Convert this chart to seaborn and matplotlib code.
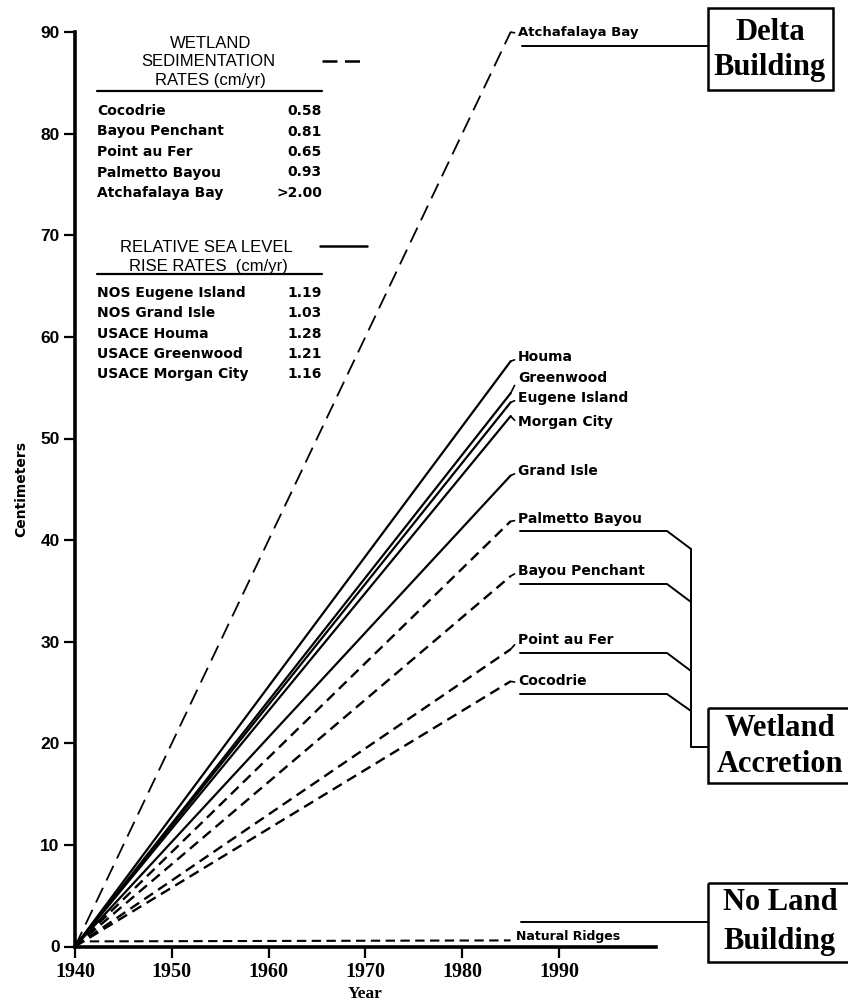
import matplotlib
matplotlib.use("Agg")
import matplotlib.pyplot as plt
import seaborn as sns
import pandas as pd
from matplotlib.lines import Line2D
from matplotlib.patches import Rectangle
from matplotlib.transforms import Affine2D

START_YEAR = 1940
END_YEAR = 1985

# Wetland sedimentation rates (cm/yr)
sed_sites = ["Cocodrie", "Bayou Penchant", "Point au Fer", "Palmetto Bayou", "Atchafalaya Bay"]
sed_rates = [0.58, 0.81, 0.65, 0.93, 2.00]
sed_rate_text = ["0.58", "0.81", "0.65", "0.93", ">2.00"]

# Relative sea level rise rates (cm/yr)
rsl_gauges = ["NOS Eugene Island", "NOS Grand Isle", "USACE Houma", "USACE Greenwood", "USACE Morgan City"]
rsl_sites = ["Eugene Island", "Grand Isle", "Houma", "Greenwood", "Morgan City"]
rsl_rates = [1.19, 1.03, 1.28, 1.21, 1.16]

# Natural ridges: essentially no vertical gain (cm)
ridge_level = [0.5, 0.6]

x_ticks = [1940, 1950, 1960, 1970, 1980, 1990]
y_ticks = [0, 10, 20, 30, 40, 50, 60, 70, 80, 90]

# label heights (cm) used to spread the end-of-line labels apart
label_y = {
    "Atchafalaya Bay": 90.0, "Houma": 58.0, "Greenwood": 56.0, "Eugene Island": 54.0,
    "Morgan City": 51.6, "Grand Isle": 46.8, "Palmetto Bayou": 42.1,
    "Bayou Penchant": 37.0, "Point au Fer": 30.2, "Cocodrie": 26.1,
}

sns.set_theme(style="white")
plt.rcParams["font.family"] = ["DejaVu Sans"]
plt.rcParams.update({"text.color": "black", "axes.labelcolor": "black",
                     "xtick.color": "black", "ytick.color": "black"})

W, H = 848, 1001
fig = plt.figure(figsize=(W / 100, H / 100), dpi=100)
ax = fig.add_axes([75 / W, 1 - 946.5 / H, 580.8 / W, 914.4 / H])

PX = Affine2D().scale(1 / W, -1 / H).translate(0, 1) + fig.transFigure


def ptext(x, y, s, **kw):
    fig.text(x, y, s, transform=PX, **kw)


def pline(xs, ys, **kw):
    kw.setdefault("color", "black")
    fig.add_artist(Line2D(xs, ys, transform=PX, **kw))


years = [START_YEAR, END_YEAR]
span = END_YEAR - START_YEAR

wet_dash = (0, (4.5, 2.6))
delta_dash = (0, (9, 4.5))

# sedimentation lines (dashed)
for site, rate in zip(sed_sites, sed_rates):
    df = pd.DataFrame({"Year": years, "cm": [0.0, rate * span]})
    if site == "Atchafalaya Bay":
        sns.lineplot(data=df, x="Year", y="cm", ax=ax, color="black", lw=1.3,
                     linestyle=delta_dash)
    else:
        sns.lineplot(data=df, x="Year", y="cm", ax=ax, color="black", lw=1.7,
                     linestyle=wet_dash)

# relative sea level rise lines (solid)
for site, rate in zip(rsl_sites, rsl_rates):
    df = pd.DataFrame({"Year": years, "cm": [0.0, rate * span]})
    sns.lineplot(data=df, x="Year", y="cm", ax=ax, color="black", lw=1.6)

# natural ridges
sns.lineplot(x=years, y=ridge_level, ax=ax, color="black", lw=1.5, linestyle=wet_dash)

# end-of-line labels
ends = dict(zip(sed_sites, [r * span for r in sed_rates]))
ends.update(dict(zip(rsl_sites, [r * span for r in rsl_rates])))
for name, end in ends.items():
    small = name == "Atchafalaya Bay"
    ax.annotate(name, xy=(END_YEAR, end), xytext=(END_YEAR + 0.75, label_y[name]),
                ha="left", va="center", fontsize=9.5 if small else 10,
                fontweight="semibold" if small else "bold", annotation_clip=False,
                arrowprops=dict(arrowstyle="-", color="black", lw=1.2,
                                shrinkA=0, shrinkB=0, relpos=(0, 0.4)))
ax.annotate("Natural Ridges", xy=(END_YEAR, ridge_level[-1]),
            xytext=(END_YEAR + 0.6, 1.0), ha="left", va="center",
            fontsize=9, fontweight="bold", annotation_clip=False)

ax.set_xlim(1940, 2000)
ax.set_ylim(0, 90)
ax.set_xticks(x_ticks)
ax.set_yticks(y_ticks)
ax.set_xticklabels([str(t) for t in x_ticks], fontfamily="Liberation Serif",
                   fontweight="bold", fontsize=14.5)
ax.set_yticklabels([str(t) for t in y_ticks], fontfamily="Liberation Sans",
                   fontweight="bold", fontsize=12.5)
ax.tick_params(axis="both", which="major", direction="out", length=8, width=1.6,
               color="black", bottom=True, left=True, pad=3, labelcolor="black")
for side in ("top", "right"):
    ax.spines[side].set_visible(False)
for side in ("left", "bottom"):
    ax.spines[side].set_linewidth(2.6)
    ax.spines[side].set_color("black")
ax.set_facecolor("white")
ax.set_xlabel("Year", fontfamily="Liberation Serif", fontweight="bold",
              fontsize=12.5, labelpad=3)
ax.set_ylabel("Centimeters", fontweight="bold", fontsize=10, labelpad=9)

# ---- rate tables ----
hdr = dict(ha="center", va="center", fontfamily="Liberation Sans", fontsize=12)
row = dict(va="center", fontsize=10, fontweight="bold")

ptext(211, 43, "WETLAND", **hdr)
ptext(208, 61, "SEDIMENTATION", **hdr)
ptext(210, 80, "RATES (cm/yr)", **hdr)
pline([97, 322], [91, 91], lw=1.6)
pline([322, 367], [61, 61], lw=1.8, linestyle=(0, (6, 3)))
for i, (site, txt) in enumerate(zip(sed_sites, sed_rate_text)):
    yy = 111 + i * 20.5
    ptext(97, yy, site, ha="left", **row)
    ptext(322, yy, txt, ha="right", **row)

ptext(206, 247, "RELATIVE SEA LEVEL", **hdr)
ptext(208, 266, "RISE RATES  (cm/yr)", **hdr)
pline([97, 322], [274, 274], lw=1.6)
pline([320, 367], [246, 246], lw=1.8)
for i, (g, r) in enumerate(zip(rsl_gauges, rsl_rates)):
    yy = 293 + i * 20.3
    ptext(97, yy, g, ha="left", **row)
    ptext(322, yy, f"{r:.2f}", ha="right", **row)

# ---- category boxes ----
box_font = dict(ha="center", va="center", fontfamily="Liberation Serif",
                fontsize=22, fontweight="bold")


def pbox(x0, y0, x1, y1):
    fig.add_artist(Rectangle((x0, y0), x1 - x0, y1 - y0, transform=PX,
                             fill=False, edgecolor="black", lw=1.8))


# Delta Building
pline([522, 708], [46, 46], lw=1.4)
pbox(708, 8, 833, 90)
ptext(770, 32, "Delta", **box_font)
ptext(770, 68, "Building", **box_font)

# Wetland Accretion bracket
for ya, yb in [(531, 549), (584, 602), (653, 671), (694, 711)]:
    pline([520, 667, 691], [ya, ya, yb], lw=1.4)
pline([691, 691, 708], [549, 747, 747], lw=1.4)
pbox(708, 708, 860, 783)
ptext(780, 728, "Wetland", **box_font)
ptext(780, 764, "Accretion", **box_font)

# No Land Building
pline([521, 708], [922, 922], lw=1.4)
pbox(708, 883, 860, 962)
ptext(780, 903, "No Land", **box_font)
ptext(780, 941, "Building", **box_font)

fig.savefig("out.png", dpi=100, facecolor="white")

☆ ☆ ☆ ☆ ☆ ☆ ☆

Restate the whole of the material word for word without the pictures.

**Solution to this task**
Convert this chart to seaborn and matplotlib code.
import matplotlib
matplotlib.use("Agg")
import matplotlib.pyplot as plt
import seaborn as sns
import pandas as pd
from matplotlib.lines import Line2D
from matplotlib.patches import Rectangle
from matplotlib.transforms import Affine2D

START_YEAR = 1940
END_YEAR = 1985

# Wetland sedimentation rates (cm/yr)
sed_sites = ["Cocodrie", "Bayou Penchant", "Point au Fer", "Palmetto Bayou", "Atchafalaya Bay"]
sed_rates = [0.58, 0.81, 0.65, 0.93, 2.00]
sed_rate_text = ["0.58", "0.81", "0.65", "0.93", ">2.00"]

# Relative sea level rise rates (cm/yr)
rsl_gauges = ["NOS Eugene Island", "NOS Grand Isle", "USACE Houma", "USACE Greenwood", "USACE Morgan City"]
rsl_sites = ["Eugene Island", "Grand Isle", "Houma", "Greenwood", "Morgan City"]
rsl_rates = [1.19, 1.03, 1.28, 1.21, 1.16]

# Natural ridges: essentially no vertical gain (cm)
ridge_level = [0.5, 0.6]

x_ticks = [1940, 1950, 1960, 1970, 1980, 1990]
y_ticks = [0, 10, 20, 30, 40, 50, 60, 70, 80, 90]

# label heights (cm) used to spread the end-of-line labels apart
label_y = {
    "Atchafalaya Bay": 90.0, "Houma": 58.0, "Greenwood": 56.0, "Eugene Island": 54.0,
    "Morgan City": 51.6, "Grand Isle": 46.8, "Palmetto Bayou": 42.1,
    "Bayou Penchant": 37.0, "Point au Fer": 30.2, "Cocodrie": 26.1,
}

sns.set_theme(style="white")
plt.rcParams["font.family"] = ["DejaVu Sans"]
plt.rcParams.update({"text.color": "black", "axes.labelcolor": "black",
                     "xtick.color": "black", "ytick.color": "black"})

W, H = 848, 1001
fig = plt.figure(figsize=(W / 100, H / 100), dpi=100)
ax = fig.add_axes([75 / W, 1 - 946.5 / H, 580.8 / W, 914.4 / H])

PX = Affine2D().scale(1 / W, -1 / H).translate(0, 1) + fig.transFigure


def ptext(x, y, s, **kw):
    fig.text(x, y, s, transform=PX, **kw)


def pline(xs, ys, **kw):
    kw.setdefault("color", "black")
    fig.add_artist(Line2D(xs, ys, transform=PX, **kw))


years = [START_YEAR, END_YEAR]
span = END_YEAR - START_YEAR

wet_dash = (0, (4.5, 2.6))
delta_dash = (0, (9, 4.5))

# sedimentation lines (dashed)
for site, rate in zip(sed_sites, sed_rates):
    df = pd.DataFrame({"Year": years, "cm": [0.0, rate * span]})
    if site == "Atchafalaya Bay":
        sns.lineplot(data=df, x="Year", y="cm", ax=ax, color="black", lw=1.3,
                     linestyle=delta_dash)
    else:
        sns.lineplot(data=df, x="Year", y="cm", ax=ax, color="black", lw=1.7,
                     linestyle=wet_dash)

# relative sea level rise lines (solid)
for site, rate in zip(rsl_sites, rsl_rates):
    df = pd.DataFrame({"Year": years, "cm": [0.0, rate * span]})
    sns.lineplot(data=df, x="Year", y="cm", ax=ax, color="black", lw=1.6)

# natural ridges
sns.lineplot(x=years, y=ridge_level, ax=ax, color="black", lw=1.5, linestyle=wet_dash)

# end-of-line labels
ends = dict(zip(sed_sites, [r * span for r in sed_rates]))
ends.update(dict(zip(rsl_sites, [r * span for r in rsl_rates])))
for name, end in ends.items():
    small = name == "Atchafalaya Bay"
    ax.annotate(name, xy=(END_YEAR, end), xytext=(END_YEAR + 0.75, label_y[name]),
                ha="left", va="center", fontsize=9.5 if small else 10,
                fontweight="semibold" if small else "bold", annotation_clip=False,
                arrowprops=dict(arrowstyle="-", color="black", lw=1.2,
                                shrinkA=0, shrinkB=0, relpos=(0, 0.4)))
ax.annotate("Natural Ridges", xy=(END_YEAR, ridge_level[-1]),
            xytext=(END_YEAR + 0.6, 1.0), ha="left", va="center",
            fontsize=9, fontweight="bold", annotation_clip=False)

ax.set_xlim(1940, 2000)
ax.set_ylim(0, 90)
ax.set_xticks(x_ticks)
ax.set_yticks(y_ticks)
ax.set_xticklabels([str(t) for t in x_ticks], fontfamily="Liberation Serif",
                   fontweight="bold", fontsize=14.5)
ax.set_yticklabels([str(t) for t in y_ticks], fontfamily="Liberation Sans",
                   fontweight="bold", fontsize=12.5)
ax.tick_params(axis="both", which="major", direction="out", length=8, width=1.6,
               color="black", bottom=True, left=True, pad=3, labelcolor="black")
for side in ("top", "right"):
    ax.spines[side].set_visible(False)
for side in ("left", "bottom"):
    ax.spines[side].set_linewidth(2.6)
    ax.spines[side].set_color("black")
ax.set_facecolor("white")
ax.set_xlabel("Year", fontfamily="Liberation Serif", fontweight="bold",
              fontsize=12.5, labelpad=3)
ax.set_ylabel("Centimeters", fontweight="bold", fontsize=10, labelpad=9)

# ---- rate tables ----
hdr = dict(ha="center", va="center", fontfamily="Liberation Sans", fontsize=12)
row = dict(va="center", fontsize=10, fontweight="bold")

ptext(211, 43, "WETLAND", **hdr)
ptext(208, 61, "SEDIMENTATION", **hdr)
ptext(210, 80, "RATES (cm/yr)", **hdr)
pline([97, 322], [91, 91], lw=1.6)
pline([322, 367], [61, 61], lw=1.8, linestyle=(0, (6, 3)))
for i, (site, txt) in enumerate(zip(sed_sites, sed_rate_text)):
    yy = 111 + i * 20.5
    ptext(97, yy, site, ha="left", **row)
    ptext(322, yy, txt, ha="right", **row)

ptext(206, 247, "RELATIVE SEA LEVEL", **hdr)
ptext(208, 266, "RISE RATES  (cm/yr)", **hdr)
pline([97, 322], [274, 274], lw=1.6)
pline([320, 367], [246, 246], lw=1.8)
for i, (g, r) in enumerate(zip(rsl_gauges, rsl_rates)):
    yy = 293 + i * 20.3
    ptext(97, yy, g, ha="left", **row)
    ptext(322, yy, f"{r:.2f}", ha="right", **row)

# ---- category boxes ----
box_font = dict(ha="center", va="center", fontfamily="Liberation Serif",
                fontsize=22, fontweight="bold")


def pbox(x0, y0, x1, y1):
    fig.add_artist(Rectangle((x0, y0), x1 - x0, y1 - y0, transform=PX,
                             fill=False, edgecolor="black", lw=1.8))


# Delta Building
pline([522, 708], [46, 46], lw=1.4)
pbox(708, 8, 833, 90)
ptext(770, 32, "Delta", **box_font)
ptext(770, 68, "Building", **box_font)

# Wetland Accretion bracket
for ya, yb in [(531, 549), (584, 602), (653, 671), (694, 711)]:
    pline([520, 667, 691], [ya, ya, yb], lw=1.4)
pline([691, 691, 708], [549, 747, 747], lw=1.4)
pbox(708, 708, 860, 783)
ptext(780, 728, "Wetland", **box_font)
ptext(780, 764, "Accretion", **box_font)

# No Land Building
pline([521, 708], [922, 922], lw=1.4)
pbox(708, 883, 860, 962)
ptext(780, 903, "No Land", **box_font)
ptext(780, 941, "Building", **box_font)

fig.savefig("out.png", dpi=100, facecolor="white")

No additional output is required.